_Information provided_.
_ _ _ _ _
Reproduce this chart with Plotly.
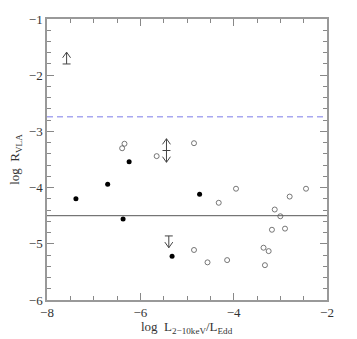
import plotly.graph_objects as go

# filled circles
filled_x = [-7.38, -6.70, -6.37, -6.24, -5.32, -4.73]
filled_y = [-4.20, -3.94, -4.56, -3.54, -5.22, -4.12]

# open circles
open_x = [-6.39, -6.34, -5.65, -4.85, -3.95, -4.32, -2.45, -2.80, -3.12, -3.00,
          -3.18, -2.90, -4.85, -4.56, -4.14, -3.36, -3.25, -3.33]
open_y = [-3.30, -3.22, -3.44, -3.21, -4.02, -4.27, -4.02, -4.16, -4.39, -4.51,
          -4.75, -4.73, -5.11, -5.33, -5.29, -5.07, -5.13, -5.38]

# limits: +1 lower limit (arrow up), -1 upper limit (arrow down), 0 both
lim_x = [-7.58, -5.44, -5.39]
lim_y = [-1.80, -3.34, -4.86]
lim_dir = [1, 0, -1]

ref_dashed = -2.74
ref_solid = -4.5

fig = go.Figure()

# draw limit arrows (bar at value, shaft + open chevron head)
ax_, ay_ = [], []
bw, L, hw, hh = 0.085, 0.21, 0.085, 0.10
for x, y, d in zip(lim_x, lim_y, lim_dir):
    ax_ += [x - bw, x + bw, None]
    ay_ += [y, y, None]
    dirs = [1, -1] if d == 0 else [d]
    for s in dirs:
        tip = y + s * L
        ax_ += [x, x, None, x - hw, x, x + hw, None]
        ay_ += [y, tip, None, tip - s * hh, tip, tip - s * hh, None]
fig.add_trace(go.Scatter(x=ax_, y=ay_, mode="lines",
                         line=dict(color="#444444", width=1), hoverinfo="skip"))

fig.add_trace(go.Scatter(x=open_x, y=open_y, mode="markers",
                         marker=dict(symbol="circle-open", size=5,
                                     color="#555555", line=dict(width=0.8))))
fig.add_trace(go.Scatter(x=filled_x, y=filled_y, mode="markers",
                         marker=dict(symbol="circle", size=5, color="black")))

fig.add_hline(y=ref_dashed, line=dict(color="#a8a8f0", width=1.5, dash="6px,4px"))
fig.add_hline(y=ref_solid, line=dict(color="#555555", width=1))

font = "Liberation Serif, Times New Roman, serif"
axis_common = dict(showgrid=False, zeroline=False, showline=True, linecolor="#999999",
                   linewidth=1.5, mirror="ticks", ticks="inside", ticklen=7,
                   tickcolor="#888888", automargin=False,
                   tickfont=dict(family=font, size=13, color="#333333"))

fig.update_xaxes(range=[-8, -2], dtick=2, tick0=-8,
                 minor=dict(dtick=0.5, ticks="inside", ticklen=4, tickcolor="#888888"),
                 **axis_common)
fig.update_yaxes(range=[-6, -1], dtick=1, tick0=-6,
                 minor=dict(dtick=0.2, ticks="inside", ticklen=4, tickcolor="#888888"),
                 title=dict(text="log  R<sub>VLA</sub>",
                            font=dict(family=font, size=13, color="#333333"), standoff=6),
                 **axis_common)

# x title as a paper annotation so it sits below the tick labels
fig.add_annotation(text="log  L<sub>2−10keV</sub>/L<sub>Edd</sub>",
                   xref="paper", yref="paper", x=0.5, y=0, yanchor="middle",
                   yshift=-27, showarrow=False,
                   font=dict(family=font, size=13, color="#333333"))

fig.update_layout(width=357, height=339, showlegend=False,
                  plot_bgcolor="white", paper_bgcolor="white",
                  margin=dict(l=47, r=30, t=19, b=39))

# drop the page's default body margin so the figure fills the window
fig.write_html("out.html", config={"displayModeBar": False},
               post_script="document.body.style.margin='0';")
_ _ _ _ _
_Exercise requirements_.
Without including any pictures, print all of the material exactly as given.

_Response_.
Reproduce this chart with Plotly.
import plotly.graph_objects as go

# filled circles
filled_x = [-7.38, -6.70, -6.37, -6.24, -5.32, -4.73]
filled_y = [-4.20, -3.94, -4.56, -3.54, -5.22, -4.12]

# open circles
open_x = [-6.39, -6.34, -5.65, -4.85, -3.95, -4.32, -2.45, -2.80, -3.12, -3.00,
          -3.18, -2.90, -4.85, -4.56, -4.14, -3.36, -3.25, -3.33]
open_y = [-3.30, -3.22, -3.44, -3.21, -4.02, -4.27, -4.02, -4.16, -4.39, -4.51,
          -4.75, -4.73, -5.11, -5.33, -5.29, -5.07, -5.13, -5.38]

# limits: +1 lower limit (arrow up), -1 upper limit (arrow down), 0 both
lim_x = [-7.58, -5.44, -5.39]
lim_y = [-1.80, -3.34, -4.86]
lim_dir = [1, 0, -1]

ref_dashed = -2.74
ref_solid = -4.5

fig = go.Figure()

# draw limit arrows (bar at value, shaft + open chevron head)
ax_, ay_ = [], []
bw, L, hw, hh = 0.085, 0.21, 0.085, 0.10
for x, y, d in zip(lim_x, lim_y, lim_dir):
    ax_ += [x - bw, x + bw, None]
    ay_ += [y, y, None]
    dirs = [1, -1] if d == 0 else [d]
    for s in dirs:
        tip = y + s * L
        ax_ += [x, x, None, x - hw, x, x + hw, None]
        ay_ += [y, tip, None, tip - s * hh, tip, tip - s * hh, None]
fig.add_trace(go.Scatter(x=ax_, y=ay_, mode="lines",
                         line=dict(color="#444444", width=1), hoverinfo="skip"))

fig.add_trace(go.Scatter(x=open_x, y=open_y, mode="markers",
                         marker=dict(symbol="circle-open", size=5,
                                     color="#555555", line=dict(width=0.8))))
fig.add_trace(go.Scatter(x=filled_x, y=filled_y, mode="markers",
                         marker=dict(symbol="circle", size=5, color="black")))

fig.add_hline(y=ref_dashed, line=dict(color="#a8a8f0", width=1.5, dash="6px,4px"))
fig.add_hline(y=ref_solid, line=dict(color="#555555", width=1))

font = "Liberation Serif, Times New Roman, serif"
axis_common = dict(showgrid=False, zeroline=False, showline=True, linecolor="#999999",
                   linewidth=1.5, mirror="ticks", ticks="inside", ticklen=7,
                   tickcolor="#888888", automargin=False,
                   tickfont=dict(family=font, size=13, color="#333333"))

fig.update_xaxes(range=[-8, -2], dtick=2, tick0=-8,
                 minor=dict(dtick=0.5, ticks="inside", ticklen=4, tickcolor="#888888"),
                 **axis_common)
fig.update_yaxes(range=[-6, -1], dtick=1, tick0=-6,
                 minor=dict(dtick=0.2, ticks="inside", ticklen=4, tickcolor="#888888"),
                 title=dict(text="log  R<sub>VLA</sub>",
                            font=dict(family=font, size=13, color="#333333"), standoff=6),
                 **axis_common)

# x title as a paper annotation so it sits below the tick labels
fig.add_annotation(text="log  L<sub>2−10keV</sub>/L<sub>Edd</sub>",
                   xref="paper", yref="paper", x=0.5, y=0, yanchor="middle",
                   yshift=-27, showarrow=False,
                   font=dict(family=font, size=13, color="#333333"))

fig.update_layout(width=357, height=339, showlegend=False,
                  plot_bgcolor="white", paper_bgcolor="white",
                  margin=dict(l=47, r=30, t=19, b=39))

# drop the page's default body margin so the figure fills the window
fig.write_html("out.html", config={"displayModeBar": False},
               post_script="document.body.style.margin='0';")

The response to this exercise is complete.